Aproximei-me dele, junto ao chão e pus-lhe a mão no dorso. Ele acordou e viu-me, franziu as orelhas; foi tudo o que a força lhe permitiu. Afaguei-lhe a cabeça. Respirava a custo, cada fôlego exigia o esforço que já o abandonara. A perseverança pela vida é mais forte nos animais porque brota, intacta, do instinto natural, segundo as regras daquela antiquíssima ordem. Bendicò estava no chão, estendido e quedo, porque as suas pernas não lhe respondiam. Ao longo do último ano um tumor corroera os seus membros e deixara-o paralisado. O verão, que agora acabava, dera-lhe a convalescença dos dias quentes em que o seu corpo se foi aproximando cada vez mais do chão, até se colar a ele. Era como Bendicò estava agora, colado ao cimento molhado do chão. Morreria em breve.

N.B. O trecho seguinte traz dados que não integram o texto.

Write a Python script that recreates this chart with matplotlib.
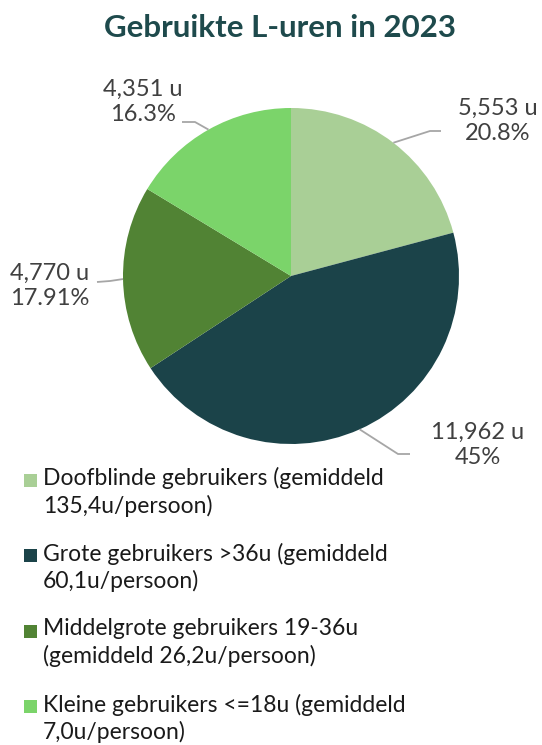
import numpy as np
import matplotlib
matplotlib.use("Agg")
import matplotlib.pyplot as plt
from matplotlib.patches import Rectangle

plt.rcParams['font.family'] = ['Lato', 'DejaVu Sans']

title = "Gebruikte L-uren in 2023"
categories = [
    "Doofblinde gebruikers (gemiddeld\n135,4u/persoon)",
    "Grote gebruikers >36u (gemiddeld\n60,1u/persoon)",
    "Middelgrote gebruikers 19-36u\n(gemiddeld 26,2u/persoon)",
    "Kleine gebruikers <=18u (gemiddeld\n7,0u/persoon)",
]
hours = [5553, 11962, 4770, 4351]
hour_labels = ["5,553 u", "11,962 u", "4,770 u", "4,351 u"]
pct_labels = ["20.8%", "45%", "17.91%", "16.3%"]
colors = ["#a9cf96", "#1b4349", "#518334", "#7bd46a"]

W, H = 542, 745
fig = plt.figure(figsize=(W / 100, H / 100), dpi=100)
ax = fig.add_axes([0, 0, 1, 1])

cx, cy, r = 291, 276, 168
# pixel coords with inverted y -> counterclock=True draws visually clockwise from top
wedges, _ = ax.pie(hours, colors=colors, startangle=-90, counterclock=True,
                   center=(cx, cy), radius=r, frame=True,
                   wedgeprops=dict(linewidth=0))
ax.set_xlim(0, W)
ax.set_ylim(H, 0)
ax.set_aspect('equal')
ax.axis('off')

layout = [
    dict(elbow=(430, 131), end=(441, 131), tx=498, ty=121, ha='center'),
    dict(elbow=(398, 454), end=(410, 454), tx=478, ty=445, ha='center'),
    dict(elbow=(110, 281), end=(97, 282), tx=10, ty=286, ha='left'),
    dict(elbow=(195, 122), end=(182, 122), tx=143, ty=102, ha='center'),
]
for w, hl, pl, L in zip(wedges, hour_labels, pct_labels, layout):
    mid = np.deg2rad((w.theta1 + w.theta2) / 2)
    ex, ey = w.center[0] + w.r * np.cos(mid), w.center[1] + w.r * np.sin(mid)
    xs = [ex, L['elbow'][0], L['end'][0]]
    ys = [ey, L['elbow'][1], L['end'][1]]
    ax.plot(xs, ys, color="#a6a6a6", lw=1.3, solid_capstyle='butt')
    ax.text(L['tx'], L['ty'], hl + "\n" + pl, ha=L['ha'], va='center',
            fontsize=17, color="#404040", linespacing=1.2)

ax.text(280, 28, title, ha='center', va='center', fontsize=22.5,
        fontweight='bold', color="#1e4a4c")

for i, (cat, col) in enumerate(zip(categories, colors)):
    y0 = 480 + i * 75.5
    ax.add_patch(Rectangle((24, y0 - 6.5), 13, 13, facecolor=col, edgecolor='none'))
    ax.text(43, y0 - 13, cat, ha='left', va='top', fontsize=16.5,
            color="#1a1a1a", linespacing=1.32)

fig.savefig("out.png", dpi=100)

Não. Falei com ele como já não falava há muitos anos. Como quando ele corria pelos montes junto ao rio, e caçava coelhos e corria atrás das galinhas e dos gatos vadios. Com cuidado, levantei-o com os braços. Senti-o contorcer-se de dores, mas Bendicò abafou qualquer gemido. Pousei-o sobre as patas, que tiritavam na arquitectura instável do seu corpo. Mas dele partiu a vontade, e avançou decidido com os membros dianteiros. Segurava-o pelo dorso. Bendicò arrastava-se no apoio dos meus braços, as unhas riscavam o cimento e os passos eram todos em falso, apontados ao chão. A determinação, no entanto, era dele. Arfava, com a língua de fora, como noutros tempos fora sinal de contentamento, e olhava para mim, de passo a passo, para se certificar de que, apesar do toque, eu o acompanhava; lembro-me agora que nesses relances estava ainda, vivo como sempre, o afecto com que ele todos os dias me recebia de manhã.
Iludido por uma esperança impossível, larguei-o. Ele parou. Não ousou avançar nem olhar para trás. Quando tentou um curto passo em frente, logo se precipitou num tropeçar de pernas que o atirou para o chão com um baque seco. A minha avó, que nos observava da escada de pedra, aproximou-se dele. Baixando-se, sacudiu-lhe com carícias suaves a sujidade do pêlo. «Pobre Bendicò», disse. «Veio para cá no mesmo ano em que o teu avô morreu. Já lá vão treze anos. Deu alegria à casa depois dessa altura. Foi uma boa companhia, este cão». Também ela estava triste. Bendicò fora para a minha avó a companhia dos primeiros anos da viuvez, os anos mais solitários. «Passaram treze anos», disse eu em voz baixa enquanto olhava o corpo moribundo de Bendicò.

Pensei no que significara todo esse tempo. Passara pela minha vida uma sucessão inverosímil de dias: dias de tédio em palestras inúteis, dias de ansiedade pelas paixões interrompidas, dias de entrega a empregos breves e devoradores, dias de ressaca pelos fracassos vários – palestras, paixões, empregos. Enfim, dias que nos dão, com sarcástico desfecho, a idade adulta. Em todos esses dias, Bendicò esteve lá, acompanhando-me ao longo dessa incrível sucessão em que se fizeram e desfizeram as ilusões do futuro
(e quando sobre as cinzas dessas desilusões se repetiu, vez após vez, o mesmo ciclo, num número de voltas necessariamente finito, limitado ao momento em que a força motriz se esgota pelo cansaço de suster a dádivas de esperança a construção de um altar imaginário; então a roda pára, passando a mover-se apenas com a força do vento; mas ainda conserva uma luz nossa, pequena e franca, que consegue projectar uma ou outra imagem mais querida com razoável nitidez; é isso a juventude)
Bendicò foi a minha companhia de juventude e dela a figuração na sua forma mais nobre.

Morreu, colado ao chão do jardim, no final daquela tarde de Setembro.